Is Australian football financially well-placed to deal with the coronavirus crisis? Their reports may indicate cash flow for the game mightn't be quite as bad as feared. Meanwhile it's a code hopping partnership for the ages in The Mixer!
In a week that has seen the NRL request the federal government for $200million to fight the coronavirus crisis, football will continue behind closed doors.
But not a word has been heard from Football Federation Australia about parachute payments or federal funding, and new CEO James Johnson appeared calm when questioned about cash earlier in the week.
Can the FFA handle the financial hit from COVID-19? Their financial records show the coffers may be just a bit deeper than suspected to deal with the crisis.

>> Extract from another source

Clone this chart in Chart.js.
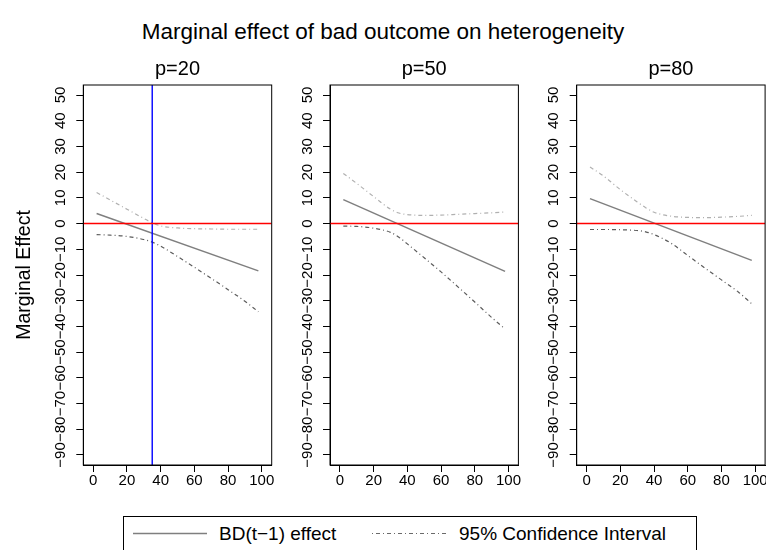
<!DOCTYPE html>
<html>
<head>
<meta charset="utf-8">
<script src="https://cdn.jsdelivr.net/npm/chart.js@4.4.1/dist/chart.umd.min.js"></script>
<style>
  html, body { margin: 0; padding: 0; background: #fff; overflow: hidden; }
  body { width: 766px; height: 550px; position: relative; font-family: 'Liberation Sans', Arial, sans-serif; color: #000; }
  canvas { position: absolute; top: 50px; }
  #title { position: absolute; left: 0; top: 20.5px; width: 766px; text-align: center; font-size: 22.5px; line-height: 22.5px; }
  #legend { position: absolute; left: 123px; top: 516px; width: 574px; height: 40px; border: 1px solid #000; box-sizing: border-box; }
  #legend svg { position: absolute; left: 0; top: 0; }
  .lg { position: absolute; top: 7.3px; font-size: 19px; line-height: 19px; white-space: nowrap; }
</style>
</head>
<body>
<div id="title">Marginal effect of bad outcome on heterogeneity</div>

<canvas id="p1" width="280" height="450" style="left:0px"></canvas>
<canvas id="p2" width="240" height="450" style="left:287px"></canvas>
<canvas id="p3" width="240" height="450" style="left:533px"></canvas>

<div id="legend">
  <svg width="572" height="38">
    <line x1="9" y1="16.5" x2="83" y2="16.5" stroke="#7f7f7f" stroke-width="1.5"/>
    <line x1="248" y1="16.5" x2="323" y2="16.5" stroke="#6a6a6a" stroke-width="1" stroke-dasharray="1 3 4 3"/>
  </svg>
  <span class="lg" style="left:95px">BD(t−1) effect</span>
  <span class="lg" style="left:335px">95% Confidence Interval</span>
</div>

<script>
// x positions of the plotted curves
const ciX = [2, 10, 20, 30, 35, 40, 50, 60, 70, 80, 90, 98];
const effectX = [2, 98];

const panelTitles = ['p=20', 'p=50', 'p=80'];

// p=20
const effect20 = [3.9, -18.4];
const upper20 = [12.1, 9.2, 5.6, 2.0, 0.3, -0.9, -1.7, -2.0, -2.1, -2.2, -2.2, -2.2];
const lower20 = [-4.3, -4.5, -5.0, -6.2, -7.2, -8.8, -12.8, -17.0, -21.3, -25.7, -30.2, -34.3];

// p=50
const effect50 = [9.3, -18.6];
const upper50 = [19.5, 15.6, 10.5, 5.6, 4.1, 3.5, 3.2, 3.3, 3.6, 3.9, 4.2, 4.5];
const lower50 = [-1.0, -1.1, -1.8, -3.4, -5.3, -7.9, -13.3, -18.8, -24.6, -30.5, -36.5, -41.0];

// p=80
const effect80 = [9.7, -14.3];
const upper80 = [22.0, 18.5, 13.2, 8.4, 6.2, 4.4, 2.9, 2.4, 2.3, 2.5, 2.8, 3.2];
const lower80 = [-2.3, -2.3, -2.4, -2.7, -3.2, -4.3, -7.6, -12.4, -17.2, -21.9, -26.6, -31.2];

// reference lines
const refY = 0;
const refX = 35;

// axis limits
const xMin = -5.9, xMax = 105.9;
const yMin = -93.9, yMax = 53.9;

const FONT = "'Liberation Sans', Arial, sans-serif";
Chart.defaults.font.family = FONT;
Chart.defaults.color = '#000';

function pts(xs, ys) {
  return xs.map((x, i) => ({ x: x, y: ys[i] }));
}

function fmt(v) {
  return String(v).replace('-', '\u2212');
}

// frame round the plot region
const boxPlugin = {
  id: 'box',
  afterDraw(chart) {
    const a = chart.chartArea;
    const ctx = chart.ctx;
    ctx.save();
    ctx.strokeStyle = '#000';
    ctx.lineWidth = 1;
    ctx.strokeRect(a.left, a.top, a.right - a.left, a.bottom - a.top);
    ctx.restore();
  }
};

// y tick labels parallel to the axis
const yLabelPlugin = {
  id: 'yLabels',
  afterDraw(chart) {
    const s = chart.scales.y;
    const ctx = chart.ctx;
    ctx.save();
    ctx.font = '15px ' + FONT;
    ctx.fillStyle = '#000';
    ctx.textAlign = 'center';
    ctx.textBaseline = 'middle';
    s.ticks.forEach(t => {
      ctx.save();
      ctx.translate(chart.chartArea.left - 22.6, s.getPixelForValue(t.value));
      ctx.rotate(-Math.PI / 2);
      ctx.fillText(fmt(t.value), 0, 0);
      ctx.restore();
    });
    ctx.restore();
  }
};

function makePanel(id, title, effect, upper, lower, vline, axisW, padRight, yTitle) {
  const datasets = [
    { data: [{ x: xMin, y: refY }, { x: xMax, y: refY }], borderColor: '#ff0000', borderWidth: 1.5 }
  ];
  if (vline) {
    datasets.push({ data: [{ x: refX, y: yMin }, { x: refX, y: yMax }], borderColor: '#0000ff', borderWidth: 1.4 });
  }
  datasets.push(
    { data: pts(effectX, effect), borderColor: '#7f7f7f', borderWidth: 1.5 },
    { data: pts(ciX, upper), borderColor: '#b0b0b0', borderWidth: 1.2, borderDash: [4, 3, 1, 3], cubicInterpolationMode: 'monotone' },
    { data: pts(ciX, lower), borderColor: '#5c5c5c', borderWidth: 1.2, borderDash: [4, 3, 1, 3], cubicInterpolationMode: 'monotone' }
  );

  new Chart(document.getElementById(id), {
    type: 'line',
    data: { datasets: datasets },
    options: {
      responsive: false,
      animation: false,
      events: [],
      elements: { point: { radius: 0 } },
      layout: { padding: { right: padRight } },
      plugins: {
        legend: { display: false },
        tooltip: { enabled: false }
      },
      scales: {
        x: {
          type: 'linear',
          min: xMin,
          max: xMax,
          ticks: { stepSize: 20, includeBounds: false, font: { size: 15 }, padding: 0, maxRotation: 0, color: '#000' },
          grid: { drawOnChartArea: false, tickLength: 7, color: '#000' },
          border: { color: '#000' },
          afterFit: s => { s.height = 35; }
        },
        xTop: {
          type: 'linear',
          axis: 'x',
          position: 'top',
          min: xMin,
          max: xMax,
          ticks: { display: false },
          grid: { display: false },
          border: { display: false },
          title: {
            display: true,
            text: title,
            font: { size: 20 },
            padding: { top: 7.5, bottom: 0 },
            color: '#000'
          },
          afterFit: s => { s.height = 35; }
        },
        y: {
          type: 'linear',
          min: yMin,
          max: yMax,
          ticks: { stepSize: 10, includeBounds: false, autoSkip: false, display: false },
          grid: { drawOnChartArea: false, tickLength: 7, color: '#000' },
          border: { color: '#000' },
          title: {
            display: yTitle,
            text: 'Marginal Effect',
            font: { size: 19.5 },
            padding: { top: 13.3, bottom: 0 },
            color: '#000'
          },
          afterFit: s => { s.width = axisW; }
        }
      }
    },
    plugins: [boxPlugin, yLabelPlugin]
  });
}

makePanel('p1', panelTitles[0], effect20, upper20, lower20, true, 83.3, 8.3, true);
makePanel('p2', panelTitles[1], effect50, upper50, lower50, false, 43, 8.6, false);
makePanel('p3', panelTitles[2], effect80, upper80, lower80, false, 43.7, 7.9, false);
</script>
</body>
</html>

Although the most recent annual report only showed a surplus of less than $500,000, the governing body could still have millions stashed away.
According to the FFA's 2019 Financial Report their cash in hand increased to $29 million from $6 million the year before, with the new licence fees from Western United and Macarthur FC likely contributing most of that.
In that time some of those funds may have been used elsewhere, but at least $17 million - filed under Licence Fees and "Non-current contract liabilities" - appears like it could still be available to the FFA. That accounts heading totalled $0 the year before.
It's suspected it was cash written off in advance to cover increased future costs for other operations in the game such as extra travel expenses or TV grant money distributions from the addition of the new clubs, or perhaps even as seed capital for the new breakaway league organisation.
The FFA were understandably too busy coping with the coronavirus crisis and rescheduling to answer questions on the subject this week.
The A-League season will continue in a fast-tracked fixture format which will see all teams rush to finish the season rapidly with all matches to be played on the east coast behind closed doors.
The league is reportedly under pressure from Fox Sports Australia to run its course - and if they don't, stakeholders fear Fox may use it as a reason to pull out of their current $60m a year TV deal before it expires in 2023.
In a situation that is changing by the hour, The Mixer understands the intense schedule could see ANZ, WIN and Campbelltown stadiums feature in the newly revised fixture list as well as Leichhardt Oval.
Despite NPL football in New South Wales being postponed, work continues behind the scenes for clubs vying for a spot in the National Second Division.
Sydney Olympic - the club that shaped the futures of Aussie stars like Brett Emerton, Jason Culina, Tim Cahill and Ned Zelic - have developed a partnership with NRL club Canterbury-Bankstown Bulldogs.
In a boost to their second division aspirations the former NSL club is in their first year of a formal partnership with the eight-time Australian Rugby Champions. The club plays its home matches in their heartland at Belmore Sports Ground.
"It's the first year of a formal partnership, our relationship has improved year on year and we get a lot of support," Olympic CEO John Boulous told The Mixer.
"This year Canterbury Leagues Club have come on as a major partner of the club with a view to supporting us in any opportunity we are able to provide into the next level of football.
"Our relationship with the Bulldogs at Belmore Sports Ground has never been better.
"We are now getting increased opportunities to use their facilities which is excellent for our players. That's from training sessions on Belmore, it's use of their facilities, use of their video rooms and recovery facilities.
"It's providing an extra level for players. We understand our players are semi-professional, we know they work, if we can provide additional support it would make Sydney Olympic a club of choice."
A partnership with a club from a rival code is rare in football.
But Sydney FC this season embraced growing competition from the NBL by joining forces with local basketball juggernauts Sydney Kings and invited fans to enjoy both sports in a special promotion.
The NRL club's interest in the aspirations of Sydney Olympic as a second division team adds runs on the board for Olympic as a potential professional outfit.
"The catalyst for the partnership evolving more might be us moving into a second division, that's something our partners would be interested in," said Boulous.
"It opens up a lot of opportunities with the Bulldogs in terms of what support we are able to develop. The Bulldogs are in the game of having professional teams and players all year round."
The CEO says they are ready to submit an expression of interest to the FFA "...as soon as the opportunity becomes available" but considering the current climate the FFA and the sport finds itself in, the call for a second division may have to wait for some time.
TEN YEARS AS A TIGER
Very few players spend a decade at one club, but for Northern Tigers players Josie Wilson and Emma Watkins it's been ten years of the best in NPL NSW.
Both in their early 20s, Wilson and Watkins have been at the club since before they were teenagers.
Together they helped the Tigers reach the NSW NPLW Grand Final last season, unfortunately falling at the final hurdle against Sydney University.
They are prepared for their good form to continue this season when football resumes at this stage in mid-April.
The A-League isn't the only football league to be continuing under the circumstances of a global pandemic.
Aussies in Singapore, Zac Anderson, Andy Pengelly and Oliver Puflett are still in action.
Cases of the virus rose sharply overnight in Turkey as they announced their first fatality, but Aziz Behich's Basaksehir will continue to fight for the Super Lig title, currently level on points with Trabzonspor in first place.